As in Church, an adjudication of damages in this case would require various individualized inquiries. To prove damages in the form of property devaluation, the proposed class members would have to establish the degree to which their properties were contaminated, the duration of the contamination, and property features such as size, condition, amenities, and quality of beach access. Moreover, a determination of damages would require an inquiry into the types of the proposed class members' property interests, including whether the proposed class members owned the property for commercial or residential purposes.

This court also finds that, at least with respect to the public nuisance claim, an adjudication of liability and causation would require individualized inquiries similar to those necessary to prove damages. To establish liability and causation on the public nuisance claim, the proposed class members would have to show that there has been an "unreasonable interference with a right common to the general public" and some "special injury of a direct and substantial character."[27] A showing of "unreasonable" interference and "special," "direct," and "substantial" injury would require an examination into the individual characteristics of the proposed class members' properties and the extent of contamination. Because common issues of law and fact do not predominate, Plaintiffs have not demonstrated the superiority of the class form. Accordingly, Plaintiffs have failed to satisfy Rule 23(b).

IV. Conclusion

For the foregoing reasons, Plaintiffs' Motion for Class Certification is DENIED. AN ORDER HAS ISSUED.

NOTES

[1] Plaintiffs set forth the following facts in their Complaint.

[2] DeLeo v. Bouchard Transp. Co., No.XXXX-XXXXB, at 4 (Mass.Super. Ct., Plymouth County Mar. 2, 2006).

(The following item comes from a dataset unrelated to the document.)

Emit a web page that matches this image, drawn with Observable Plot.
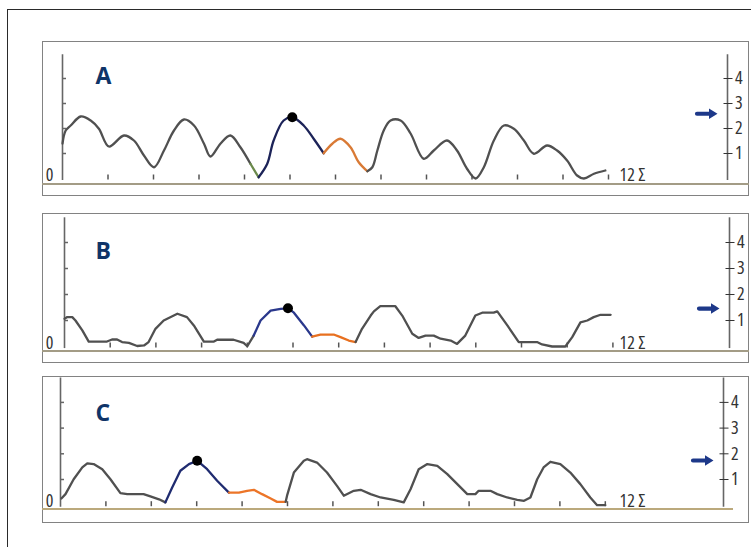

[3] 17 Mass. Prac. Prima Facie Case § 2.72 (5th ed. 2008).

[4] Id.

[5] Id.

[6] Pierce v. Morrison Mahoney LLP, 452 Mass. 718, 897 N.E.2d 562, 572 (2008).

[7] See 333 F.3d 763, 768 (7th Cir.2003).

[8] Id.

[9] DeLeo, No.XXXX-XXXXB, at 4.

[10] Whitehall Co. v. Barletta, 404 Mass. 497, 536 N.E.2d 333, 336 (1989).

[11] Pierce, 897 N.E.2d at 572 (internal quotations and citations omitted).

[12] Allen v. McCurry, 449 U.S. 90, 94-95, 101 S.Ct. 411, 66 L.Ed.2d 308 (1980).

[13] Pierce, 897 N.E.2d at 572 (internal quotations and citations omitted) (affording the trial judge "`wide discretion in determining whether' applying offensive collateral estoppel `would be fair to the defendant'" (quoting Bar Counsel v. Bd. of Bar Overseers, 420 Mass. 6, 647 N.E.2d 1182, 1185 (1995))).

[14] Compl. ¶ 23.

[15] Pls.' Mem. Reply Supp. Mot. Class Certification 11 (modifying the definition of the proposed class from anyone "having a property interest in property that has been injured" to "anyone with a private real property interest... shown as having been oiled").

[16] Makuc v. Am. Honda Motor Co., 835 F.2d 389, 394 (1st Cir.1987).

[17] See In re New Motor Vehicles Canadian Exp. Antitrust Litig., 522 F.3d 6, 17 (1st Cir. 2008).

[18] Crosby v. Soc. Sec. Admin. of the U.S., 796 F.2d 576, 580 (1st Cir.1986) (citations omitted).

[19] Fed.R.Civ.P. 23(a).

[20] Id. 23(b)(3).

[21] Pls.' Mem. Reply Supp. Mot. Class Certification 22 (citing Slaven v. BP Am., Inc., 190 F.R.D. 649, 657 (C.D.Cal.2000) (bifurcating an oil spill case into a class-certified liability phase and a noncertified causation and damages phase)).

[22] 138 F.Supp.2d 169 (D.Mass.2001).

[23] Id. at 171-73.

[24] See id. at 171.

[25] Id. at 181.

[26] Id. at 182 (emphasis added).

[27] Lewis v. Gen. Elec. Co., 37 F.Supp.2d 55, 60-61 (D.Mass.1999).